Selain Lucy, ada CJ (Josie Totah) si anak perempuan transgender yang tak juga diakui di sekolah karena orang-orang masih suka memanggil dia dengan nama lamanya, lalu ada gadis di kursi roda (Emily Hopper) yang meski punya banyak keterbatasan dia sangat berani bersuara.
Atau Kaytlinn Price (Sabrina Haskett) yang didiskriminasi karena dadanya yang besar. Dia dipulangkan oleh kepala sekolah hanya gara-gara dia dilarang memakai tank top karena tampak terlalu vulgar karena dadanya tampak lebih besar dibanding anak lain yang juga pakai tan top ke sekolah.
Ada pula Kiera (Sydney Park) dan Amaya (Anjelika Washington) yang meski berprestasi namun tetap tak diakui oleh pihak berwenang hanya karena mereka main di liga sepakbola anak perempuan.

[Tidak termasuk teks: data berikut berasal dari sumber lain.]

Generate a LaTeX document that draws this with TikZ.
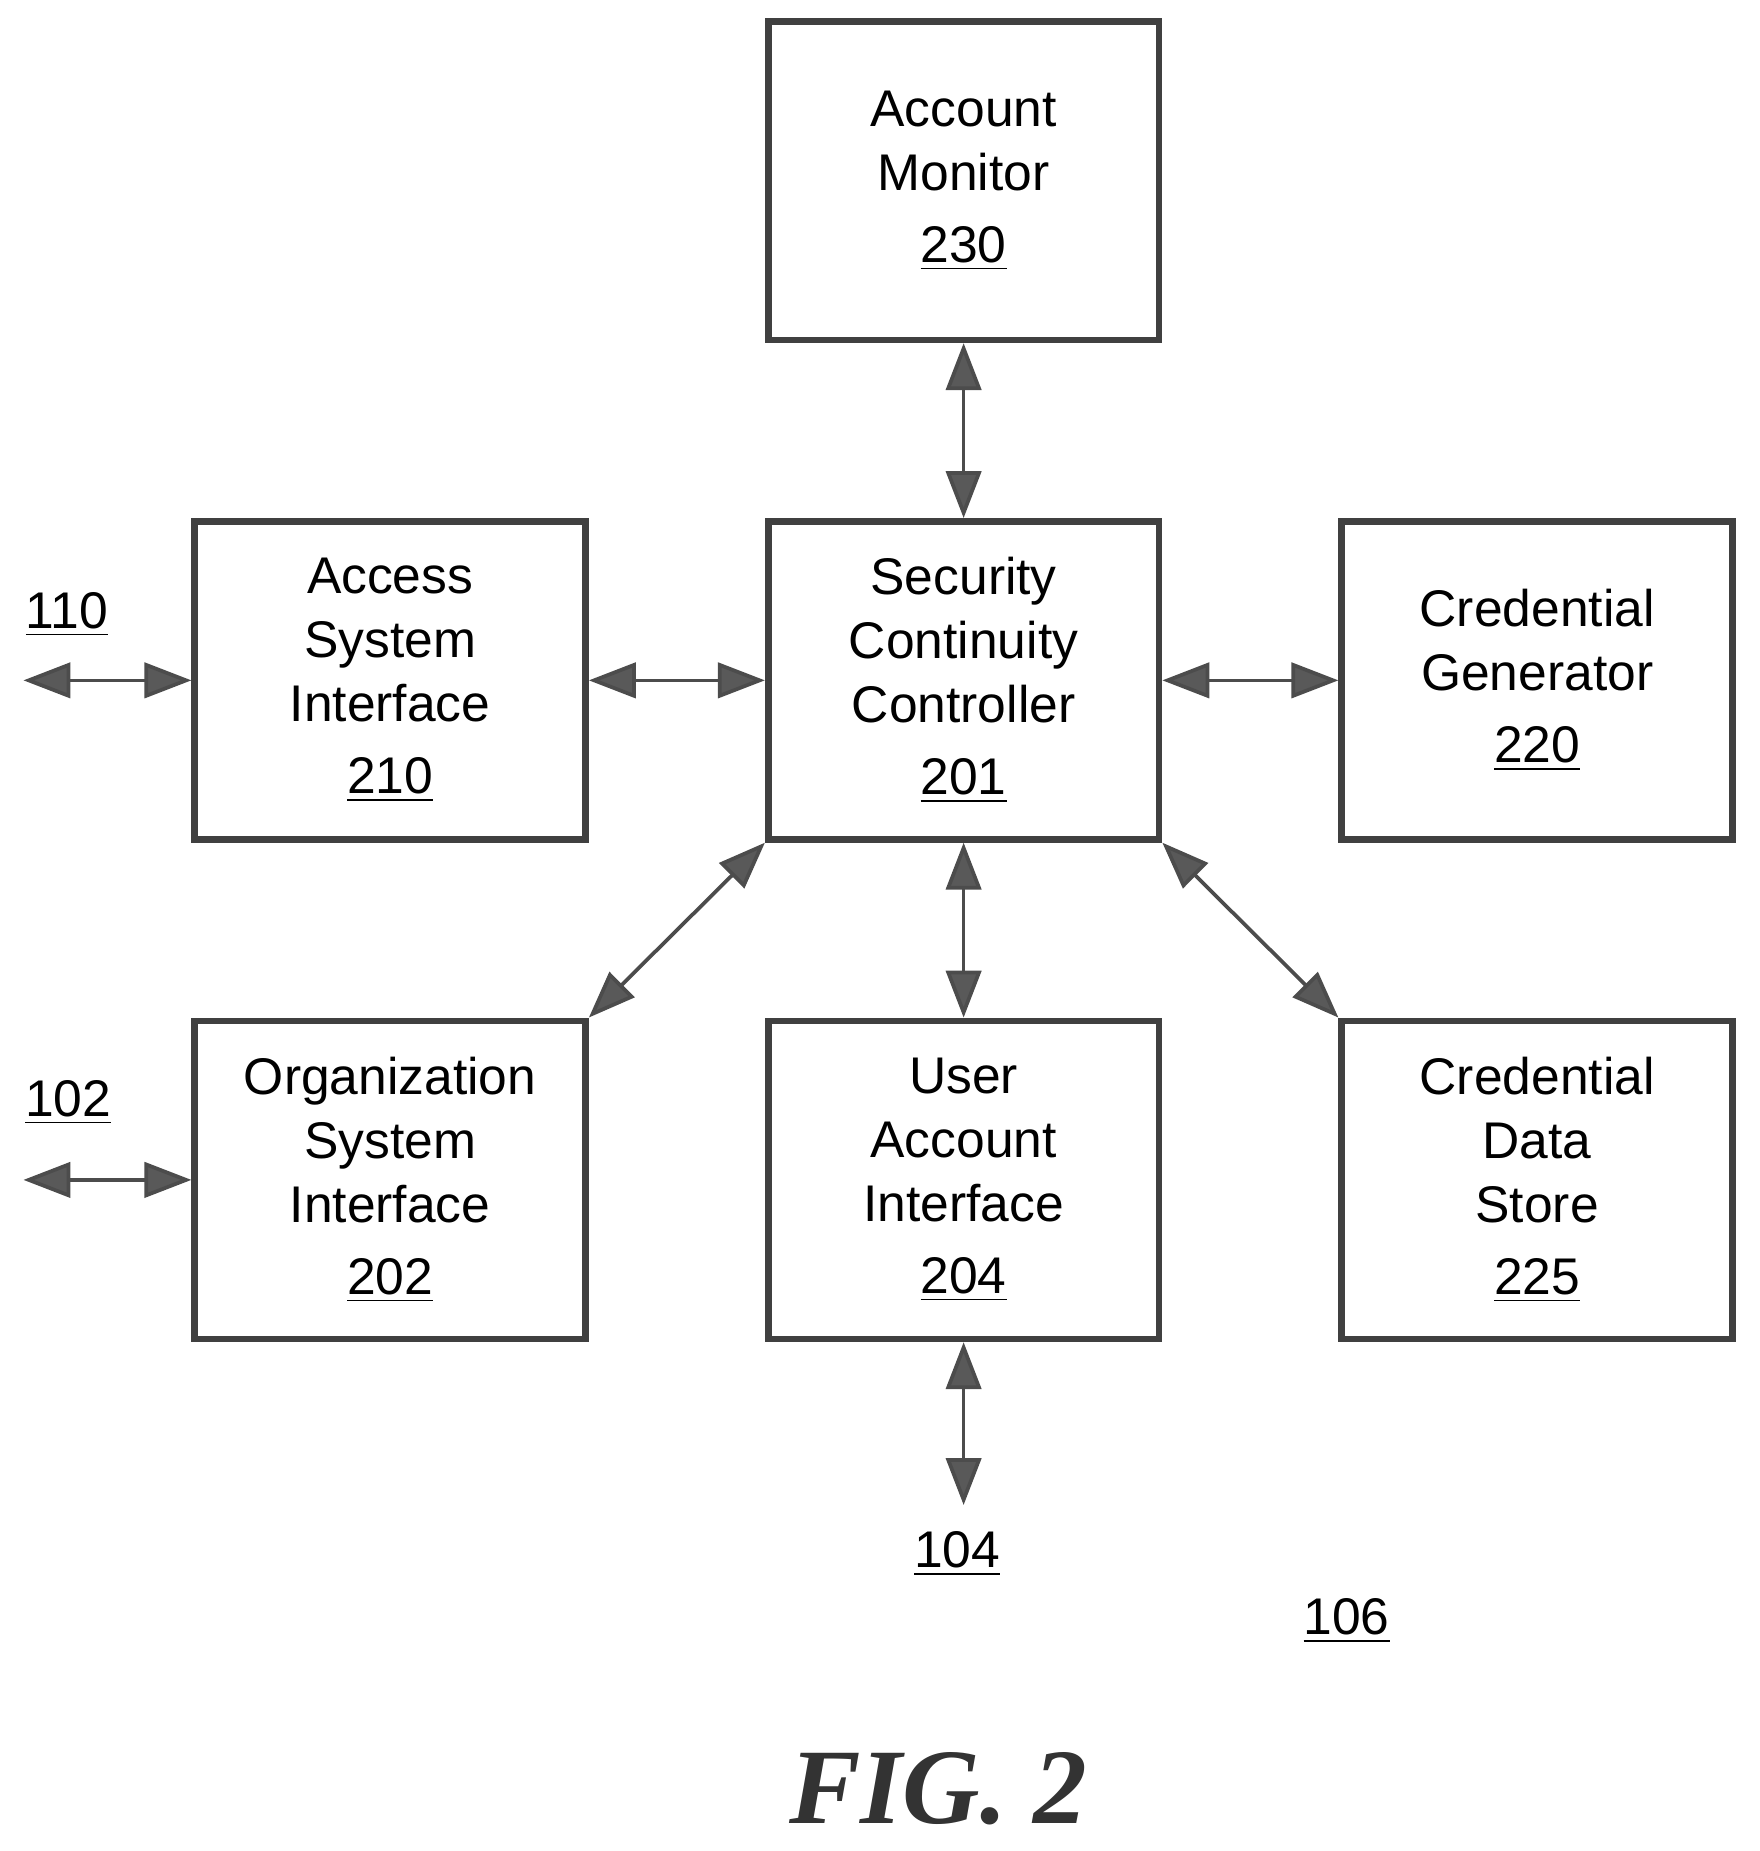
\documentclass[tikz,border=0pt]{standalone}
\usepackage{fontspec}
\setmainfont{Liberation Sans}
\newfontfamily\figfont{Liberation Serif}
\usetikzlibrary{positioning,arrows.meta}
\tikzset{
  blk/.style={draw=black!75,line width=1.6pt,minimum width=3.33cm,minimum height=2.71cm,
    align=center,font=\fontsize{12.5}{15.5}\selectfont,inner sep=0pt},
  conn/.style={{Triangle[length=0.4cm,width=0.3cm,fill=black!65]}-{Triangle[length=0.4cm,width=0.3cm,fill=black!65]},
    draw=black!70,line width=0.9pt},
  ref/.style={font=\fontsize{12.5}{15}\selectfont}
}
\newcommand{\rnum}[1]{\\[2pt]\underline{#1}}
\begin{document}
\begin{tikzpicture}[x=0.01cm,y=-0.01cm]
		\useasboundingbox (0,0) rectangle (1500,1578);
		\node[blk] (scc) at (821.5,580) {Security\\Continuity\\Controller\rnum{201}};
		\node[blk,above=1.49cm of scc] (mon) {Account\\Monitor\rnum{230}};
		\node[blk,left=1.5cm of scc] (asi) {Access\\System\\Interface\rnum{210}};
		\node[blk,right=1.5cm of scc] (gen) {Credential\\Generator\rnum{220}};
		\node[blk,below=1.49cm of scc] (uai) {User\\Account\\Interface\rnum{204}};
		\node[blk,left=1.5cm of uai] (osi) {Organization\\System\\Interface\rnum{202}};
		\node[blk,right=1.5cm of uai] (cds) {Credential\\Data\\Store\rnum{225}};
		\coordinate (p110) at (20,580);
		\coordinate (p102) at (osi.west -| p110);
		\coordinate (p104) at (821.5,1283);
		\node[ref] (l110) at (57,524) {\underline{110}};
		\node[ref] (l102) at (58,940) {\underline{102}};
		\node[ref] (l104) at (816,1325) {\underline{104}};
		\node[ref] (l106) at (1148,1382) {\underline{106}};
		\node[font=\figfont\bfseries\itshape\fontsize{26}{30}\selectfont,text=black!80] (fig) at (800,1525) {FIG. 2};
		% connectors
		\draw[conn] (mon) -- (scc);
		\draw[conn] (asi) -- (scc);
		\draw[conn] (scc) -- (gen);
		\draw[conn] (scc) -- (uai);
		\draw[conn] (scc.south west) -- (osi.north east);
		\draw[conn] (scc.south east) -- (cds.north west);
		\draw[conn] (p110) -- (asi);
		\draw[conn] (p102) -- (osi);
		\draw[conn] (uai) -- (p104);
\end{tikzpicture}
\end{document}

Ada lagi masalah yang lebih kompleks yang sebenarnya bisa digali lebih dalam yakni pengalaman feminis versi Claudia VS Vivian yang nyatanya anak perempuan berkulit putih dengan segala privillige dia.
Sayangnya, kisah-kisah gadis tersebut cuma jadi catatan kaki untuk membantu membangun karakter Vivian yang biasa saja.
Satu-satunya karakter yang berkesan sepertinya hanya Seth (Nico Hiraga) yang berkembang dari anak kikuk jadi pria yang bersimpati dan turut ambil bagian di pergerakan Moxie. Dia mematahkan stereotipe anak-anak Asia yang patriarkis atau kutu buku, dia justru dikisahkan jadi anak yang cool dan berpikiran terbuka.
Bagaimanapun, “Moxie” punya potensi jadi jenis film remaja baru di mana para Gen Z saat ini memang lebih peka terhadap berbagai isu mulai dari perubahan iklim sampai menciptakan budaya “Cancel” para selebritas yang mereka anggap tidak etis.